## Written task
Start at the line that contains "Clone this chart in Plotly.", stop at the line that contains "0.125, 0.126, 0.127]", and repeat every line in that span, those two included, with no pictures.

## Information supplied

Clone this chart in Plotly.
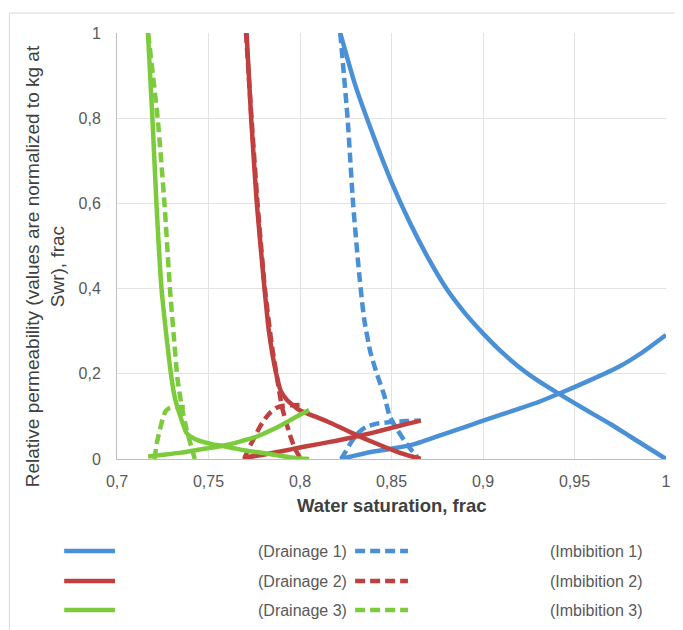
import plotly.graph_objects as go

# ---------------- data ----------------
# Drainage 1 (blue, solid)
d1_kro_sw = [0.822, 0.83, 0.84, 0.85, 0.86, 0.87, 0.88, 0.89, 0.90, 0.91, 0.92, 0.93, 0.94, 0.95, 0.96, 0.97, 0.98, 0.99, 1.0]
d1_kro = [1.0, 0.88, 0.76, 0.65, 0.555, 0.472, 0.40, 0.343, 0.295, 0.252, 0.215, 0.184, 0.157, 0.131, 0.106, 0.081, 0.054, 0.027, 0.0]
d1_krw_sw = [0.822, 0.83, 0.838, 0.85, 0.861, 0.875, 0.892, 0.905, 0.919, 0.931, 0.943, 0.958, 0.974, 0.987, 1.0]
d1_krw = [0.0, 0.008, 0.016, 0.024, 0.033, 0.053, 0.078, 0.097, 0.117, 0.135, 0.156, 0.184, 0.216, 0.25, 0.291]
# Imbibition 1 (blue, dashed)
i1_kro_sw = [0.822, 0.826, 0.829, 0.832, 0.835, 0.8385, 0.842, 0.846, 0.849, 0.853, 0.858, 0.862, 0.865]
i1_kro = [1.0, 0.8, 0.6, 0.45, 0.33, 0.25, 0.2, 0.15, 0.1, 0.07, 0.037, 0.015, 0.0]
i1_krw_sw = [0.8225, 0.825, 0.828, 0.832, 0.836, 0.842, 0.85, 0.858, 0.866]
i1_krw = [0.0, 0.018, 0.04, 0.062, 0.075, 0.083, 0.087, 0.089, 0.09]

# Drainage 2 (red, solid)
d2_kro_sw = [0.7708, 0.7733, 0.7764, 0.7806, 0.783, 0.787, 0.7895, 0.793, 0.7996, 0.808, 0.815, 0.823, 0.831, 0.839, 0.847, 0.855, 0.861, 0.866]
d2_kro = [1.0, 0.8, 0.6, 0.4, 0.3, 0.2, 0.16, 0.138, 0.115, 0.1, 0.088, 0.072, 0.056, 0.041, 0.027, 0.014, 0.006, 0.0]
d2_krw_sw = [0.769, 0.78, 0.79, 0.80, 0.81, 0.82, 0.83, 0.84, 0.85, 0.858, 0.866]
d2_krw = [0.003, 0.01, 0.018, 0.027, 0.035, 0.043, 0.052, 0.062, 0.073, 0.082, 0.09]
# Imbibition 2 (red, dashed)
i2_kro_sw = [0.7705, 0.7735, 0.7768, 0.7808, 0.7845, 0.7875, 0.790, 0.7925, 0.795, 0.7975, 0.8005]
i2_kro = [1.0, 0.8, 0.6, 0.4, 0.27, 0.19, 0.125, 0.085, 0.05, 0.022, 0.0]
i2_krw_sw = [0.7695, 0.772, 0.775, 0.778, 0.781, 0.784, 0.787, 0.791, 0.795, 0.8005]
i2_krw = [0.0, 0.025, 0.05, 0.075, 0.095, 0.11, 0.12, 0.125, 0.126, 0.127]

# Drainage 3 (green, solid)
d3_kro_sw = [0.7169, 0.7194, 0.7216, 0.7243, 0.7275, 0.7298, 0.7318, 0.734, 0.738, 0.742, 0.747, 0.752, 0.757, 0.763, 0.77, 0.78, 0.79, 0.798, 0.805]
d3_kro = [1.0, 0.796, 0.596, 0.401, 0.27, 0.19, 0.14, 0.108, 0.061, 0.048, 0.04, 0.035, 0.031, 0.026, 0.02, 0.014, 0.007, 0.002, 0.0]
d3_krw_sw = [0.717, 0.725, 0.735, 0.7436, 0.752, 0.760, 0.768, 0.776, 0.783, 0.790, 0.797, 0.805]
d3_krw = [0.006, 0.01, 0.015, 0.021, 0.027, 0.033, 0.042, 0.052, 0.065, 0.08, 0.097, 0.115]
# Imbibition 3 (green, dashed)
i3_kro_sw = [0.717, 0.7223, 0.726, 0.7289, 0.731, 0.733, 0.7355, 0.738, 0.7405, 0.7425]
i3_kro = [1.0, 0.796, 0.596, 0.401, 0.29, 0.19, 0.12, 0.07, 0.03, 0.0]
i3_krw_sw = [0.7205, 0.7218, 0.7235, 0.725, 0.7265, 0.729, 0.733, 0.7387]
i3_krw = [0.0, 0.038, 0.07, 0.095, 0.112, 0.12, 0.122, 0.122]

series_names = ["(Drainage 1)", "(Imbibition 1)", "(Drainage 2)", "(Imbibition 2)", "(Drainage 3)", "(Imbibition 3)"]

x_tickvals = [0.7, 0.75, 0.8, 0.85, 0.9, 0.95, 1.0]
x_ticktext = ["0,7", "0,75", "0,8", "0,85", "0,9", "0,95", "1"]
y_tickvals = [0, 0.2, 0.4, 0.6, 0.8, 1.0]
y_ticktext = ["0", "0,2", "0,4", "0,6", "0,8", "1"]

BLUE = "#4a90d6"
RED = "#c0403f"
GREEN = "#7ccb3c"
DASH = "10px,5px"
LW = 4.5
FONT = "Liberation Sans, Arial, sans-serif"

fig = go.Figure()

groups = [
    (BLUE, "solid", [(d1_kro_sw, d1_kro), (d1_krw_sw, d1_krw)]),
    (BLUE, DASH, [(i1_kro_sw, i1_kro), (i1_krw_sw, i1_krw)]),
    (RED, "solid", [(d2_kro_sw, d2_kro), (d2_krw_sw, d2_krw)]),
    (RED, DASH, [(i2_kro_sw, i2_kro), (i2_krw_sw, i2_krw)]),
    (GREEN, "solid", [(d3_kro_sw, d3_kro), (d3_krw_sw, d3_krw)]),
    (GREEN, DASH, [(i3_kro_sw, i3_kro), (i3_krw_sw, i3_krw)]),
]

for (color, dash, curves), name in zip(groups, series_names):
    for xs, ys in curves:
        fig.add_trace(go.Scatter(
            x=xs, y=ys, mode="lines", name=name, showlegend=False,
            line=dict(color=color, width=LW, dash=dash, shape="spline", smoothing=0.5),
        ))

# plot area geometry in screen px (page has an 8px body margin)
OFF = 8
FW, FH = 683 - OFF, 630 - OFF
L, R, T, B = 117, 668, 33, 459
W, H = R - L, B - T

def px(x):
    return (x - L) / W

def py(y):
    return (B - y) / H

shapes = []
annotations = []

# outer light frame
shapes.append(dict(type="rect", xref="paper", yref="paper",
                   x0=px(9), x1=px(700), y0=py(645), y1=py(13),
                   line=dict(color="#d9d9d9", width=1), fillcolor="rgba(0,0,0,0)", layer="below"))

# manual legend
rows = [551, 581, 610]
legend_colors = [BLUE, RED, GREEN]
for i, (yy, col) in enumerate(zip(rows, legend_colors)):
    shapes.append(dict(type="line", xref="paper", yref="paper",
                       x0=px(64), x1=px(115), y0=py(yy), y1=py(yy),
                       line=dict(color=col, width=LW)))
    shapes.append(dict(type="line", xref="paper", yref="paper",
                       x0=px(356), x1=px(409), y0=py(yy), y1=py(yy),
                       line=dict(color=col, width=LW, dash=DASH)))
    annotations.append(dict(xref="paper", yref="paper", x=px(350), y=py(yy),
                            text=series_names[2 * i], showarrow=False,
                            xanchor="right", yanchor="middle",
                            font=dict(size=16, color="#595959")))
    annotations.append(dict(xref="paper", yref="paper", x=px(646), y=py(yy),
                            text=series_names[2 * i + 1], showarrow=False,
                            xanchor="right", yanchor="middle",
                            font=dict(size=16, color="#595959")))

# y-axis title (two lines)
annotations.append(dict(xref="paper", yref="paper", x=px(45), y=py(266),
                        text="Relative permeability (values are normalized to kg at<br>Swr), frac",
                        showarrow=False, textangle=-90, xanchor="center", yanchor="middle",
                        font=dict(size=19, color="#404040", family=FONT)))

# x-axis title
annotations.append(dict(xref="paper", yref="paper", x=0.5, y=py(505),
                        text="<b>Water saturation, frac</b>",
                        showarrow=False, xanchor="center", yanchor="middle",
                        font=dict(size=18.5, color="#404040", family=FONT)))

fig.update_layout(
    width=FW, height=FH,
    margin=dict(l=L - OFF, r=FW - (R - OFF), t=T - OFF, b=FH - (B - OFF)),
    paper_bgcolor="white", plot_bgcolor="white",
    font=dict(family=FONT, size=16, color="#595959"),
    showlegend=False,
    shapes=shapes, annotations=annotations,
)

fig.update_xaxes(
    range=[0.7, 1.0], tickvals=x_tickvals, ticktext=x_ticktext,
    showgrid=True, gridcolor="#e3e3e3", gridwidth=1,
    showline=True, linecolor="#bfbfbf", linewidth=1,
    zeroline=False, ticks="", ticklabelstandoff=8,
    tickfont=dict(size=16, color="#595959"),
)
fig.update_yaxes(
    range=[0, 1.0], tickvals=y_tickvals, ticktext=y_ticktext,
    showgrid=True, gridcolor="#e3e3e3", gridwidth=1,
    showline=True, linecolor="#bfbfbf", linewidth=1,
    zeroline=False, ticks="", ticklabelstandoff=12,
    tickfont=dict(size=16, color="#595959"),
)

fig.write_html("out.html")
--
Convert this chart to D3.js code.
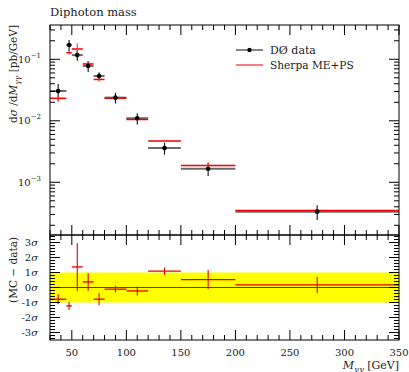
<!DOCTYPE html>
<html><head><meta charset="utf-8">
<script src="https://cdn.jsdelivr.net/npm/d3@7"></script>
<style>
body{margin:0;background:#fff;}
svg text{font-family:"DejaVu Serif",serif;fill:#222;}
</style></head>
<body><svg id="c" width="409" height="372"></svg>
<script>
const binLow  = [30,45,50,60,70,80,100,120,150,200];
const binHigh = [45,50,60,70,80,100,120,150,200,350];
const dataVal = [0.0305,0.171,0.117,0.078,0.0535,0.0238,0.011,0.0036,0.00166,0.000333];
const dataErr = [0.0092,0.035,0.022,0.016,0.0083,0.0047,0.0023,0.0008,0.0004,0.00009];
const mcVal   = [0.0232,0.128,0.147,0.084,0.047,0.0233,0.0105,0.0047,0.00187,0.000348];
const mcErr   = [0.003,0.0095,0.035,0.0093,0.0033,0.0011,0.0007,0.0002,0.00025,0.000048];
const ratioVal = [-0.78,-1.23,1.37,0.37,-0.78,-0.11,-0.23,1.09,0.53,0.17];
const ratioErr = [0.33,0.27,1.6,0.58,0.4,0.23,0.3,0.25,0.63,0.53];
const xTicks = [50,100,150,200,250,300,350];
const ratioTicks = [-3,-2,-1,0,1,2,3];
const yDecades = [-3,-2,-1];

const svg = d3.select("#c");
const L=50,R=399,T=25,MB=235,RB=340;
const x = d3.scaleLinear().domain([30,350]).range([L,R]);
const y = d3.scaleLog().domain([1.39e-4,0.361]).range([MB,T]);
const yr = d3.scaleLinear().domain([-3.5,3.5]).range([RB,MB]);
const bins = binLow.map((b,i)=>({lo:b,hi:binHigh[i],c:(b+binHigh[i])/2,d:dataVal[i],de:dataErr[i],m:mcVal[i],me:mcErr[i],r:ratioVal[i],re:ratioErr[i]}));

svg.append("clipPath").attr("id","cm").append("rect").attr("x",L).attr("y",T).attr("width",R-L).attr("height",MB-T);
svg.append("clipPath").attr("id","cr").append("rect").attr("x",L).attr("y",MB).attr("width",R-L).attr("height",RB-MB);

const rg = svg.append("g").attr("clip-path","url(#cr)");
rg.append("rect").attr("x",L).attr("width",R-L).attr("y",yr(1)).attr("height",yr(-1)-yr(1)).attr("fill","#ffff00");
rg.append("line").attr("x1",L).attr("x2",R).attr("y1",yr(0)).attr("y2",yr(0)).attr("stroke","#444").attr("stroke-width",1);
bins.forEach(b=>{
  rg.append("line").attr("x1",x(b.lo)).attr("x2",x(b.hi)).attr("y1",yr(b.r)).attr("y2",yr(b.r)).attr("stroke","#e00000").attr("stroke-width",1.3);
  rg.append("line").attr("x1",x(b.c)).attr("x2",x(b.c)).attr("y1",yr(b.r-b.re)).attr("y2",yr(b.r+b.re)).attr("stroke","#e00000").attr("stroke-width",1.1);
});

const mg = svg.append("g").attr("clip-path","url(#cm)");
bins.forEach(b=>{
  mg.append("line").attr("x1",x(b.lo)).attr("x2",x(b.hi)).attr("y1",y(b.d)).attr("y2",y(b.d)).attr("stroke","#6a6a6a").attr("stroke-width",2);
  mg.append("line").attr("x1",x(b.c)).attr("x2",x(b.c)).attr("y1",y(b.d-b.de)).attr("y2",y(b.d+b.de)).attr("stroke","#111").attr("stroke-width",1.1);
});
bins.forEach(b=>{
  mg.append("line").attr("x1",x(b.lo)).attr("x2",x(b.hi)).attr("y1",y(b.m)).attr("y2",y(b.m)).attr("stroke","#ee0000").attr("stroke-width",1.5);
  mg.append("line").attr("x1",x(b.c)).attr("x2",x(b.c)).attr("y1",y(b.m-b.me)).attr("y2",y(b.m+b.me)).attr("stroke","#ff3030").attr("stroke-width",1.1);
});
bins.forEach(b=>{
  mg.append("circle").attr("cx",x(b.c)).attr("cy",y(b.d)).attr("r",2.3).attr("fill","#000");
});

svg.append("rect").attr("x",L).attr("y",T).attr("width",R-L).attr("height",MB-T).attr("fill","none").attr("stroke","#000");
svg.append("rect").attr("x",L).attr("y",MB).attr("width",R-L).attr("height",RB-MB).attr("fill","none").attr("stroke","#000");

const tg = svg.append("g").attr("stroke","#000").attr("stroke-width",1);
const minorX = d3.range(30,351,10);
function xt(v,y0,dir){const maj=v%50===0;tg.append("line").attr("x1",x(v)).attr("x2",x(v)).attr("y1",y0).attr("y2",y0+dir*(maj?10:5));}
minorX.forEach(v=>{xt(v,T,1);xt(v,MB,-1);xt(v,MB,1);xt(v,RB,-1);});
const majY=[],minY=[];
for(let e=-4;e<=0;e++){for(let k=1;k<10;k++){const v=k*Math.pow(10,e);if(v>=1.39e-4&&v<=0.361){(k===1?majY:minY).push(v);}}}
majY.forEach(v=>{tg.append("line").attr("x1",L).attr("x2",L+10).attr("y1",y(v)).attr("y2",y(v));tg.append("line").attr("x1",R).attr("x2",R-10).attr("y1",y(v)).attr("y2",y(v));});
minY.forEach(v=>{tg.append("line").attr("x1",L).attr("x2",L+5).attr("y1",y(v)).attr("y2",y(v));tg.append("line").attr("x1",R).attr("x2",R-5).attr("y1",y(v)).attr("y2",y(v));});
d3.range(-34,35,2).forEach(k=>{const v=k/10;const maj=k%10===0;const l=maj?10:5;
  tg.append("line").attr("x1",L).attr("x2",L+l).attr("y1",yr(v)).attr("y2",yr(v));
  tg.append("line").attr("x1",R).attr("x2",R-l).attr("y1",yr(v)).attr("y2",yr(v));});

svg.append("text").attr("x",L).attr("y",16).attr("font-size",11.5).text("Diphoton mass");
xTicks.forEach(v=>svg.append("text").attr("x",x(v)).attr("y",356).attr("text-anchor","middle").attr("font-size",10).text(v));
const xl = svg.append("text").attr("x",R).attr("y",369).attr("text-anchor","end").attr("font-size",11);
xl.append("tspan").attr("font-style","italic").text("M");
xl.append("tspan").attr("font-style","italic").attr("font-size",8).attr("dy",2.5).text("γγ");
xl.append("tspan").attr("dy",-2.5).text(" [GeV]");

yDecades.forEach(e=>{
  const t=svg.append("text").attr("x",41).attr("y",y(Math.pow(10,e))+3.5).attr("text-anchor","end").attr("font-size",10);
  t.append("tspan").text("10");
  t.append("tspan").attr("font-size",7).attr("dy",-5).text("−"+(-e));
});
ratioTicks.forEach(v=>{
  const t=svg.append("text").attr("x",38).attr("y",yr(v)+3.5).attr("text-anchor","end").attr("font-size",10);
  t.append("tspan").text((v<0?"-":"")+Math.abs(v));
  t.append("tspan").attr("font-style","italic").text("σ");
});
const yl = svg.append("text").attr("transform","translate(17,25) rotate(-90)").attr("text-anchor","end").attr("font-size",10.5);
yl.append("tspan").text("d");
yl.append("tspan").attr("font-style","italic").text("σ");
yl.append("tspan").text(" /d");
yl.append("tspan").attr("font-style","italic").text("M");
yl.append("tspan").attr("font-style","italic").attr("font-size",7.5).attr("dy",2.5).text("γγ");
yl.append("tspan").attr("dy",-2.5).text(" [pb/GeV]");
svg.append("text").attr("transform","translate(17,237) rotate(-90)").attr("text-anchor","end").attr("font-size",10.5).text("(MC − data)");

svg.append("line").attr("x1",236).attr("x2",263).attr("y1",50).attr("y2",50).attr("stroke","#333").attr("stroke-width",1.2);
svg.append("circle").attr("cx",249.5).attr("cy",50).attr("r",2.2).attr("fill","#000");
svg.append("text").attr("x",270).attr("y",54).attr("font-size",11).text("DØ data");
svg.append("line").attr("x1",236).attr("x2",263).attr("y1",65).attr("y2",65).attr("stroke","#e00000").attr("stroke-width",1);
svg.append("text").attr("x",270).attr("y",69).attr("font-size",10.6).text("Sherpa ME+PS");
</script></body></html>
---
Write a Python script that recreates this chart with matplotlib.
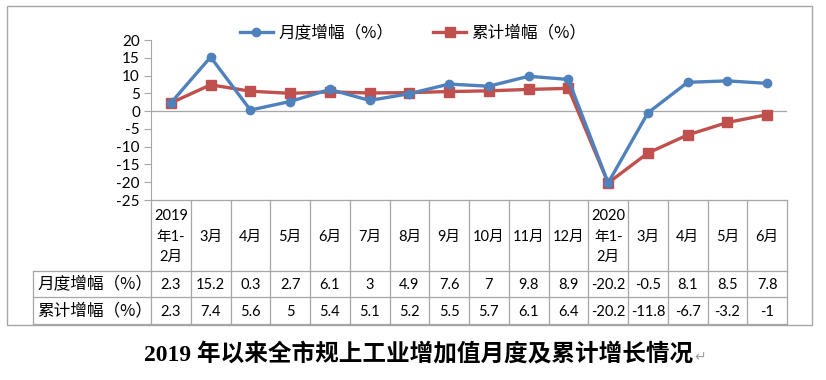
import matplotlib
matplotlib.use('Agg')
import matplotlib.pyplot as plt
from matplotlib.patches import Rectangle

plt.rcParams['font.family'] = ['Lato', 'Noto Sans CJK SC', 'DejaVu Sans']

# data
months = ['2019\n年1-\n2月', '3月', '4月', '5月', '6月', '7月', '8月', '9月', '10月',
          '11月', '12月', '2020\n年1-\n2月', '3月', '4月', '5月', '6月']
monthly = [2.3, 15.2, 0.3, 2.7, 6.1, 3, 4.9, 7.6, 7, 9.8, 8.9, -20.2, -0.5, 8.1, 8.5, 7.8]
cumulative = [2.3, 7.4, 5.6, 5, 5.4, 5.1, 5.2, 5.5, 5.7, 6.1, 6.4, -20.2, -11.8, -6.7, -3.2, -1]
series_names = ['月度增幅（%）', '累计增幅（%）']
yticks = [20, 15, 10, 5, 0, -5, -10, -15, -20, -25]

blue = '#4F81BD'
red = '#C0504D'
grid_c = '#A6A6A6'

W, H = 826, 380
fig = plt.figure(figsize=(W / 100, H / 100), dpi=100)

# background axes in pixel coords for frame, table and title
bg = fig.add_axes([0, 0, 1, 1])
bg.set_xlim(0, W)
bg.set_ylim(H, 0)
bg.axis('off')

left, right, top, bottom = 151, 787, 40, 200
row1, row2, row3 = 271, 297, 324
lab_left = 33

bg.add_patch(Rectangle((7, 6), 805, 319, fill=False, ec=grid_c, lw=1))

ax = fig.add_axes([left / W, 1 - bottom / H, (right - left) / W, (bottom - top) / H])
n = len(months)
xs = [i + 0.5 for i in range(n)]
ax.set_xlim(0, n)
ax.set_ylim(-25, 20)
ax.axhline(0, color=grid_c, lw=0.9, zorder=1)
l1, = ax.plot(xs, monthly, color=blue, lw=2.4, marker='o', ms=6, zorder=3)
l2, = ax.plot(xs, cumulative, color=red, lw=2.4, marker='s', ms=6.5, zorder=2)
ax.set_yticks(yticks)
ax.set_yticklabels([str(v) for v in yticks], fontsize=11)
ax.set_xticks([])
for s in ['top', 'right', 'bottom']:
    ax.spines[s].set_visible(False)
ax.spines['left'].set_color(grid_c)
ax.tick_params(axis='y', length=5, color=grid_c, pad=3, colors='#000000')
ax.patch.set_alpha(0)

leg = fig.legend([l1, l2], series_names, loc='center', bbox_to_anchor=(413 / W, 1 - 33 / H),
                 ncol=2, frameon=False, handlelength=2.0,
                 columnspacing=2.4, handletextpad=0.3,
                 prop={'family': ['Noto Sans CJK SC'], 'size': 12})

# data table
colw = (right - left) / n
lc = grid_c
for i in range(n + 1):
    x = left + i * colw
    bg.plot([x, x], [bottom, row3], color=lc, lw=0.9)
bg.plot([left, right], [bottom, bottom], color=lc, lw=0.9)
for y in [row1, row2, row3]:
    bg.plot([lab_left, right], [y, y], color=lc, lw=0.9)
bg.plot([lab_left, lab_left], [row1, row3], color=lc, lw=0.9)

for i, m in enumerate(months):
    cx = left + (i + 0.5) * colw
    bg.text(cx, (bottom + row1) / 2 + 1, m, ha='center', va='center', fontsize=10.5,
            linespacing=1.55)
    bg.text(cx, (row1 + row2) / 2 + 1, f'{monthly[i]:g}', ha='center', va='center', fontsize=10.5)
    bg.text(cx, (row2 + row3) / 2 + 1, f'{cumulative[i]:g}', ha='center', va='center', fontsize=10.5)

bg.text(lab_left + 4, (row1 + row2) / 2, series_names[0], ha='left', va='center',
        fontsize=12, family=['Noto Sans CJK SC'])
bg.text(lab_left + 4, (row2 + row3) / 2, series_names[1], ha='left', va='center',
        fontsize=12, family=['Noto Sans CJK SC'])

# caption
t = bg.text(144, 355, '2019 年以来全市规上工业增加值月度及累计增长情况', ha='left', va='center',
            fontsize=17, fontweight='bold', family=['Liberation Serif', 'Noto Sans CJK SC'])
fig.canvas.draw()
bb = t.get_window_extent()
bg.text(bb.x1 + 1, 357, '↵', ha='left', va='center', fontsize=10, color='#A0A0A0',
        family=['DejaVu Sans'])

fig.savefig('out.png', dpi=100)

## Task output
Clone this chart in Plotly.
import plotly.graph_objects as go

# ---------------- data ----------------
# Drainage 1 (blue, solid)
d1_kro_sw = [0.822, 0.83, 0.84, 0.85, 0.86, 0.87, 0.88, 0.89, 0.90, 0.91, 0.92, 0.93, 0.94, 0.95, 0.96, 0.97, 0.98, 0.99, 1.0]
d1_kro = [1.0, 0.88, 0.76, 0.65, 0.555, 0.472, 0.40, 0.343, 0.295, 0.252, 0.215, 0.184, 0.157, 0.131, 0.106, 0.081, 0.054, 0.027, 0.0]
d1_krw_sw = [0.822, 0.83, 0.838, 0.85, 0.861, 0.875, 0.892, 0.905, 0.919, 0.931, 0.943, 0.958, 0.974, 0.987, 1.0]
d1_krw = [0.0, 0.008, 0.016, 0.024, 0.033, 0.053, 0.078, 0.097, 0.117, 0.135, 0.156, 0.184, 0.216, 0.25, 0.291]
# Imbibition 1 (blue, dashed)
i1_kro_sw = [0.822, 0.826, 0.829, 0.832, 0.835, 0.8385, 0.842, 0.846, 0.849, 0.853, 0.858, 0.862, 0.865]
i1_kro = [1.0, 0.8, 0.6, 0.45, 0.33, 0.25, 0.2, 0.15, 0.1, 0.07, 0.037, 0.015, 0.0]
i1_krw_sw = [0.8225, 0.825, 0.828, 0.832, 0.836, 0.842, 0.85, 0.858, 0.866]
i1_krw = [0.0, 0.018, 0.04, 0.062, 0.075, 0.083, 0.087, 0.089, 0.09]

# Drainage 2 (red, solid)
d2_kro_sw = [0.7708, 0.7733, 0.7764, 0.7806, 0.783, 0.787, 0.7895, 0.793, 0.7996, 0.808, 0.815, 0.823, 0.831, 0.839, 0.847, 0.855, 0.861, 0.866]
d2_kro = [1.0, 0.8, 0.6, 0.4, 0.3, 0.2, 0.16, 0.138, 0.115, 0.1, 0.088, 0.072, 0.056, 0.041, 0.027, 0.014, 0.006, 0.0]
d2_krw_sw = [0.769, 0.78, 0.79, 0.80, 0.81, 0.82, 0.83, 0.84, 0.85, 0.858, 0.866]
d2_krw = [0.003, 0.01, 0.018, 0.027, 0.035, 0.043, 0.052, 0.062, 0.073, 0.082, 0.09]
# Imbibition 2 (red, dashed)
i2_kro_sw = [0.7705, 0.7735, 0.7768, 0.7808, 0.7845, 0.7875, 0.790, 0.7925, 0.795, 0.7975, 0.8005]
i2_kro = [1.0, 0.8, 0.6, 0.4, 0.27, 0.19, 0.125, 0.085, 0.05, 0.022, 0.0]
i2_krw_sw = [0.7695, 0.772, 0.775, 0.778, 0.781, 0.784, 0.787, 0.791, 0.795, 0.8005]
i2_krw = [0.0, 0.025, 0.05, 0.075, 0.095, 0.11, 0.12, 0.125, 0.126, 0.127]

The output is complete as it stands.